▸ **Data section**
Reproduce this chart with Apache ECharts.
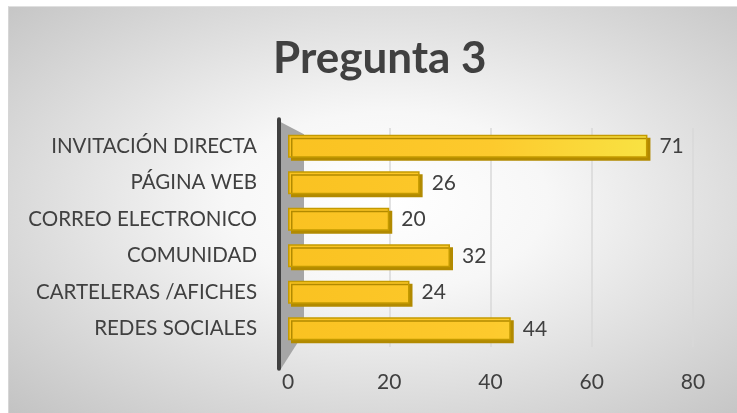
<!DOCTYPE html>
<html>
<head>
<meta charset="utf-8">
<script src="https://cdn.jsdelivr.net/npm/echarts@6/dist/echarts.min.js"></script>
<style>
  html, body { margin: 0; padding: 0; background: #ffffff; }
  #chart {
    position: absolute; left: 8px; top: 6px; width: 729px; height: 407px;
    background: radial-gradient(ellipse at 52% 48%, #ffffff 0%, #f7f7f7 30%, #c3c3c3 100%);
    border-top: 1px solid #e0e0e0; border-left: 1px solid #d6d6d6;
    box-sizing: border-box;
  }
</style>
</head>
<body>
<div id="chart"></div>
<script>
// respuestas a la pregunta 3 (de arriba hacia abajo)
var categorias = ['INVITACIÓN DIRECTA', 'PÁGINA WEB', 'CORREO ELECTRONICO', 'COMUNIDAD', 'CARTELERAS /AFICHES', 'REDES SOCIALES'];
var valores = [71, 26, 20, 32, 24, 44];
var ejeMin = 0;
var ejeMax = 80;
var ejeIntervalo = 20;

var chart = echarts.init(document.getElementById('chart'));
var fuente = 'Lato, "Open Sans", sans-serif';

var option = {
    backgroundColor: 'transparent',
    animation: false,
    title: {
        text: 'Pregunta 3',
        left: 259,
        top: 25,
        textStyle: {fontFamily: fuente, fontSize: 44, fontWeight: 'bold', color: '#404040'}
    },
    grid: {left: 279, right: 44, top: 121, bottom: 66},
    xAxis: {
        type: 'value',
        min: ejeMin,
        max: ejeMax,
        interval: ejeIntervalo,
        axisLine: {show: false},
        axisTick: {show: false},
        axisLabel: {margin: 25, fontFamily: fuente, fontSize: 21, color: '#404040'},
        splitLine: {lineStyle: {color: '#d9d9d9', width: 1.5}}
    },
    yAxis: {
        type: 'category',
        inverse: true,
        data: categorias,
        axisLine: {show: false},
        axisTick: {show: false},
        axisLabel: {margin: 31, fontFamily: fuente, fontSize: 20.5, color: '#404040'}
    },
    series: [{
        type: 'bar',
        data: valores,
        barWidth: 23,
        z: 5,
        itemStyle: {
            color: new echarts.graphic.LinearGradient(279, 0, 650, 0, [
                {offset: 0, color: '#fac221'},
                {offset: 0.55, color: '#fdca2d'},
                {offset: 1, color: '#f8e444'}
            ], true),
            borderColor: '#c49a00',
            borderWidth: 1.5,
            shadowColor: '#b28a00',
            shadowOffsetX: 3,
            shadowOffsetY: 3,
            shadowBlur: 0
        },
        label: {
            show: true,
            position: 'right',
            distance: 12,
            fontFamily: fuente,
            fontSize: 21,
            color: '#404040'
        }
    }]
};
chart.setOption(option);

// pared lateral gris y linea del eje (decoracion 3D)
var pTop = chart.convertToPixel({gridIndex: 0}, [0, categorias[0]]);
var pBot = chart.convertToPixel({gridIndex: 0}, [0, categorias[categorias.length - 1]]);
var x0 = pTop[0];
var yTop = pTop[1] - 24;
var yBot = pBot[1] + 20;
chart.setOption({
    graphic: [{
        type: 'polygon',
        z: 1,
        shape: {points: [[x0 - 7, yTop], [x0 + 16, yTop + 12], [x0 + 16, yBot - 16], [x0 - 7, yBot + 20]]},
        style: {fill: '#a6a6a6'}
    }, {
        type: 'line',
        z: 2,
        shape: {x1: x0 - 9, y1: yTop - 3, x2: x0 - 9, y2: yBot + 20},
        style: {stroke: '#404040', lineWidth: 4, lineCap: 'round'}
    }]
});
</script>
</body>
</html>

▸ **Aim of the task**
The listing above needs to be output again exactly. Don't include the pictures.

▸ **Right answer**
Reproduce this chart with Apache ECharts.
<!DOCTYPE html>
<html>
<head>
<meta charset="utf-8">
<script src="https://cdn.jsdelivr.net/npm/echarts@6/dist/echarts.min.js"></script>
<style>
  html, body { margin: 0; padding: 0; background: #ffffff; }
  #chart {
    position: absolute; left: 8px; top: 6px; width: 729px; height: 407px;
    background: radial-gradient(ellipse at 52% 48%, #ffffff 0%, #f7f7f7 30%, #c3c3c3 100%);
    border-top: 1px solid #e0e0e0; border-left: 1px solid #d6d6d6;
    box-sizing: border-box;
  }
</style>
</head>
<body>
<div id="chart"></div>
<script>
// respuestas a la pregunta 3 (de arriba hacia abajo)
var categorias = ['INVITACIÓN DIRECTA', 'PÁGINA WEB', 'CORREO ELECTRONICO', 'COMUNIDAD', 'CARTELERAS /AFICHES', 'REDES SOCIALES'];
var valores = [71, 26, 20, 32, 24, 44];
var ejeMin = 0;
var ejeMax = 80;
var ejeIntervalo = 20;

var chart = echarts.init(document.getElementById('chart'));
var fuente = 'Lato, "Open Sans", sans-serif';

var option = {
    backgroundColor: 'transparent',
    animation: false,
    title: {
        text: 'Pregunta 3',
        left: 259,
        top: 25,
        textStyle: {fontFamily: fuente, fontSize: 44, fontWeight: 'bold', color: '#404040'}
    },
    grid: {left: 279, right: 44, top: 121, bottom: 66},
    xAxis: {
        type: 'value',
        min: ejeMin,
        max: ejeMax,
        interval: ejeIntervalo,
        axisLine: {show: false},
        axisTick: {show: false},
        axisLabel: {margin: 25, fontFamily: fuente, fontSize: 21, color: '#404040'},
        splitLine: {lineStyle: {color: '#d9d9d9', width: 1.5}}
    },
    yAxis: {
        type: 'category',
        inverse: true,
        data: categorias,
        axisLine: {show: false},
        axisTick: {show: false},
        axisLabel: {margin: 31, fontFamily: fuente, fontSize: 20.5, color: '#404040'}
    },
    series: [{
        type: 'bar',
        data: valores,
        barWidth: 23,
        z: 5,
        itemStyle: {
            color: new echarts.graphic.LinearGradient(279, 0, 650, 0, [
                {offset: 0, color: '#fac221'},
                {offset: 0.55, color: '#fdca2d'},
                {offset: 1, color: '#f8e444'}
            ], true),
            borderColor: '#c49a00',
            borderWidth: 1.5,
            shadowColor: '#b28a00',
            shadowOffsetX: 3,
            shadowOffsetY: 3,
            shadowBlur: 0
        },
        label: {
            show: true,
            position: 'right',
            distance: 12,
            fontFamily: fuente,
            fontSize: 21,
            color: '#404040'
        }
    }]
};
chart.setOption(option);

// pared lateral gris y linea del eje (decoracion 3D)
var pTop = chart.convertToPixel({gridIndex: 0}, [0, categorias[0]]);
var pBot = chart.convertToPixel({gridIndex: 0}, [0, categorias[categorias.length - 1]]);
var x0 = pTop[0];
var yTop = pTop[1] - 24;
var yBot = pBot[1] + 20;
chart.setOption({
    graphic: [{
        type: 'polygon',
        z: 1,
        shape: {points: [[x0 - 7, yTop], [x0 + 16, yTop + 12], [x0 + 16, yBot - 16], [x0 - 7, yBot + 20]]},
        style: {fill: '#a6a6a6'}
    }, {
        type: 'line',
        z: 2,
        shape: {x1: x0 - 9, y1: yTop - 3, x2: x0 - 9, y2: yBot + 20},
        style: {stroke: '#404040', lineWidth: 4, lineCap: 'round'}
    }]
});
</script>
</body>
</html>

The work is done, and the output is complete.